Across Connecticut right now, state lawmakers are shaking their heads. Today's Connecticut Mirror reports state budget analysts are completing calculations on Fiscal Years 2009-2010 and have concluded that revenue collections fell short to the tune of $108 million. In fact, the Mirror says that nine of the 12 major state taxes did not raise the expected revenues. Moreover, the income and sales taxes, which provide 80% of the money for the General Fund, are two of the categories that came up short.
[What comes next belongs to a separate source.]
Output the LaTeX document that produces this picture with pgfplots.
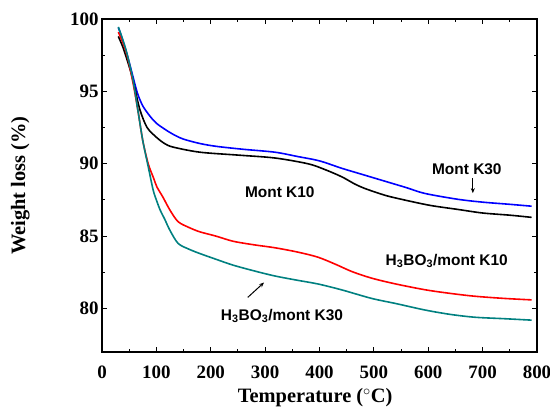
\documentclass[border=0pt]{standalone}
\usepackage{fontspec}
\setmainfont{Liberation Serif}
\newfontfamily\annfont{Liberation Sans}
\usepackage{pgfplots}
\pgfplotsset{compat=1.18}
\usetikzlibrary{arrows.meta}
\definecolor{cteal}{RGB}{0,128,128}
\begin{document}
\begin{tikzpicture}
\path[use as bounding box] (-102bp,-65bp) rectangle (448bp,352bp);
\begin{axis}[
  at={(0,0)}, anchor=south west,
  scale only axis, width=435bp, height=333bp,
  xmin=0, xmax=800, ymin=77, ymax=100,
  xtick={0,100,...,800}, ytick={80,85,90,95,100},
  minor x tick num=1, minor y tick num=1,
  tick align=inside,
  major tick length=5bp, minor tick length=3bp,
  axis line style={line width=1.2bp},
  every tick/.style={line width=1bp, black},
  /pgf/number format/assume math mode=true,
  ticklabel style={font=\fontsize{19}{19}\selectfont\bfseries},
  xticklabel style={yshift=-10bp},
  xlabel={Temperature ($^\circ$C)},
  ylabel={Weight loss (\%)},
  xlabel style={font=\fontsize{20.5}{22}\selectfont\bfseries, at={(axis description cs:0.49,-0.138)}, anchor=center},
  ylabel style={font=\fontsize{20.5}{22}\selectfont\bfseries, at={(axis description cs:-0.188,0.5)}, anchor=center},
  clip=false,
]
% Mont K30 (blue)
\addplot[blue, line width=1.6bp, smooth] coordinates {
(30,99.4) (35,98.9) (45,97.7) (55,96.3) (65,94.9) (75,94.0) (88,93.3) (100,92.8)
(119,92.3) (135,91.95) (150,91.7) (180,91.4) (211,91.2) (260,91.0) (318,90.8)
(360,90.5) (400,90.2) (440,89.7) (471,89.35) (520,88.8) (560,88.35) (594,87.95)
(654,87.55) (700,87.35) (750,87.2) (790,87.07)
};
% Mont K10 (black)
\addplot[black, line width=1.6bp, smooth] coordinates {
(30,98.8) (38,98.1) (46,97.2) (54,96.2) (61,95.1) (70,93.7) (83,92.5) (101,91.8)
(115,91.4) (131,91.15) (180,90.8) (250,90.6) (318,90.4) (379,90.0) (410,89.6)
(441,89.1) (465,88.6) (483,88.3) (510,87.95) (533,87.7) (600,87.15) (654,86.85)
(700,86.6) (750,86.45) (790,86.3)
};
% H3BO3/mont K10 (red)
\addplot[red, line width=1.6bp, smooth] coordinates {
(30,99.1) (40,98.2) (48,97.2) (57,95.6) (66,93.7) (75,91.6) (85,90.0) (95,89.0)
(101,88.4) (112,87.7) (125,86.8) (140,86.0) (160,85.6) (180,85.3) (210,85.0)
(241,84.65) (280,84.4) (318,84.2) (360,83.9) (397,83.55) (430,83.05) (460,82.55)
(496,82.1) (540,81.7) (594,81.3) (640,81.05) (686,80.85) (740,80.7) (790,80.6)
};
% H3BO3/mont K30 (teal)
\addplot[cteal, line width=1.6bp, smooth] coordinates {
(30,99.45) (38,98.6) (46,97.6) (57,95.8) (66,93.7) (75,91.6) (85,89.8) (94,88.2)
(100,87.5) (107,86.8) (115,86.2) (125,85.4) (140,84.5) (160,84.1) (180,83.8)
(210,83.4) (241,83.0) (280,82.6) (318,82.25) (360,81.95) (397,81.7) (440,81.3)
(496,80.7) (540,80.35) (594,79.9) (640,79.6) (686,79.4) (740,79.3) (790,79.2)
};
\node[font=\annfont\fontsize{15.5}{17}\selectfont\bfseries] at (axis cs:671,89.63) {Mont K30};
\draw[-{Stealth[length=5bp,width=4bp]}, line width=1bp] (axis cs:682,89.0) -- (axis cs:682,87.97);
\node[font=\annfont\fontsize{15.5}{17}\selectfont\bfseries] at (axis cs:327,88.04) {Mont K10};
\node[font=\annfont\fontsize{15.5}{17}\selectfont\bfseries] at (axis cs:634,83.3) {H\textsubscript{3}BO\textsubscript{3}/mont K10};
\node[font=\annfont\fontsize{15.5}{17}\selectfont\bfseries] at (axis cs:331,79.5) {H\textsubscript{3}BO\textsubscript{3}/mont K30};
\draw[-{Stealth[length=5bp,width=4bp]}, line width=1bp] (axis cs:268,80.77) -- (axis cs:298,81.8);
\end{axis}
\end{tikzpicture}
\end{document}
What makes this so interesting is the fact that last September, Connecticut's State Legislature voted to impose a number of fees and raise the taxes that are now coming up short. The tax hikes include:
- A new high-income earners tax bracket and a broader economic nexus standard
- Higher tax rates on cigarettes and tobacco products
- A surcharge on "large" businesses
- An increase in "preference tax" on combined return filers for businesses
- An increase in the conveyance tax on foreclosed properties
Source: Center for Budget and Policy Priorities
In enacting these tax hikes, Connecticut lawmakers assumed that the state would be able to raise $700 million to cover protected losses in revenue and $250 million extra. Yet Connecticut finds itself $108 million short of expectations. Clearly, this is not a matter of forgetting to carry the one. It's also a concern as the Constitution State faces a projected $3.7 billion deficit in the next fiscal year.
The problem with Connecticut is that the poor economy and the high tax burden have hampered economic activity in the state. If the money is simply not there, increases in tax rates will not yield more collections. Instead of raising taxes, the state needs to find ways to reduce the size of the tax burden to encourage economic activity. When there is activity there is revenue generated. In a positive sign, Connecticut lawmakers are talking about wholesale tax reform. I hope the talk continues and lawmakers hold off more tax hikes in Connecticut.